The person credited with doing the most to advocate that Thanksgiving should become a national holiday celebrated by all states, on the same day of the year, was a writer and editor named Sarah Josepha Hale, who became a widow at a young age, and turned to literature to support her five children.

Hale, who is credited with having written the nursery rhyme “Mary Had a Little Lamb,” was the “editress” of Godey’s Lady’s Book, an influential Philadelphia magazine, when she wrote her first editorial about Thanksgiving in 1837. At the time the holiday was celebrated in New England and some other states, but not in all states. Hale wrote that Thanksgiving, “might without inconvenience, be observed on the same day of November, say the last Thursday in the month, throughout all New England; and also in our sister states, who have engrafted it upon their social system. It would then have a national character, which would, eventually, induce all the states to join in the commemoration of ‘In-gathering,’ which it celebrates. It is a festival which will never become obsolete, for it cherishes the best affections of the heart.”

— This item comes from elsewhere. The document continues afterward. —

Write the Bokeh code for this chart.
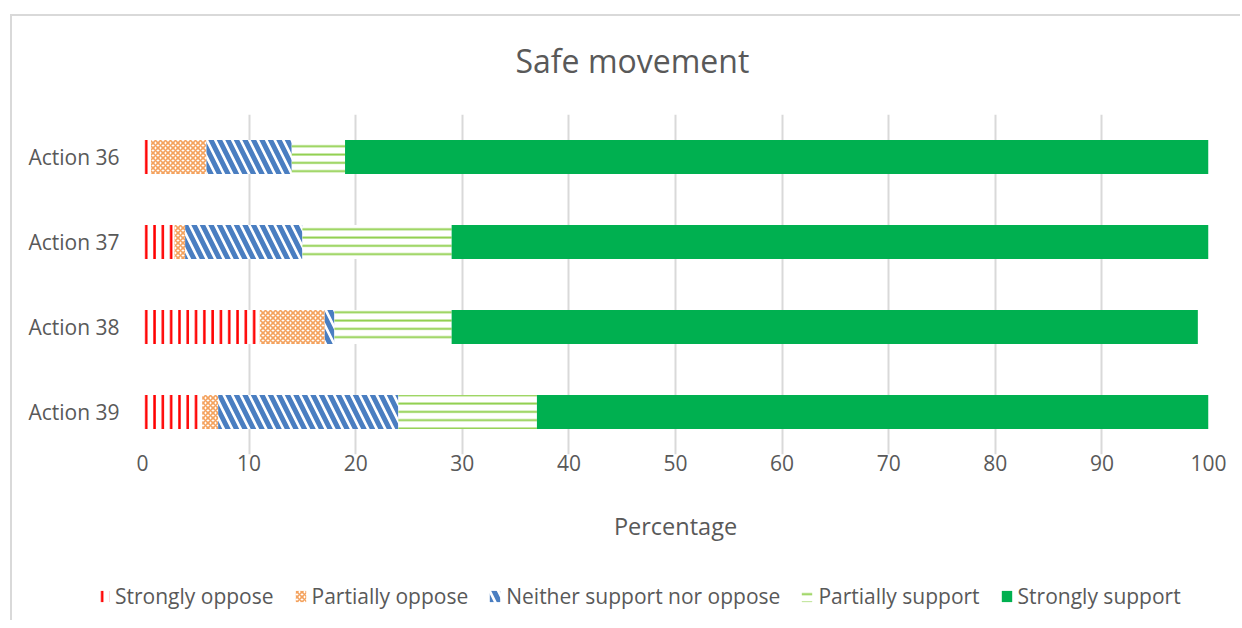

In 1846, Hale began a sustained campaign to make the holiday a national one with an editorial about the topic every year, and letters to five presidents. Finally, in 1863 she wrote a letter to President Abraham Lincoln in the midst of the Civil War, asking him to issue a proclamation for a Day of National Thanksgiving.

He complied, writing, in part, “In the midst of a civil war of unequaled magnitude and severity… order has been maintained, the laws have been respected and obeyed, and harmony has prevailed everywhere, except in the theater of military conflict, while that theater has been greatly contracted by the advancing armies and navies of the Union. Needful diversions of wealth and of strength from the fields of peaceful industry to the national defense have not arrested the plow, the shuttle, or the ship; the ax has enlarged the borders of our settlements, and the mines, as well of iron and coal as of the precious metals, have yielded even more abundantly than heretofore…

“It has seemed to me fit and proper that [these gifts] should be solemnly, reverently, and gratefully acknowledged, as with one heart and one voice, by the whole American people. I do therefore invite my fellow citizens in every part of the United States, and also those who are at sea and those who are sojourning in foreign lands, to set apart and observe the last Thursday of November next as a day of thanksgiving….”

Hale considered this a great accomplishment; still, however much power a presidential proclamation had at the time, the day was not set in stone. The next president, Andrew Johnson issued a proclamation saying Thanksgiving should be celebrated on the first Thursday in September.

The matter was finally settled completely when the Senate and House of Representatives passed a bill saying that Thanksgiving would be celebrated every year on the fourth Thursday of November, and President Franklin Roosevelt signed the bill into law on November 26, 1941.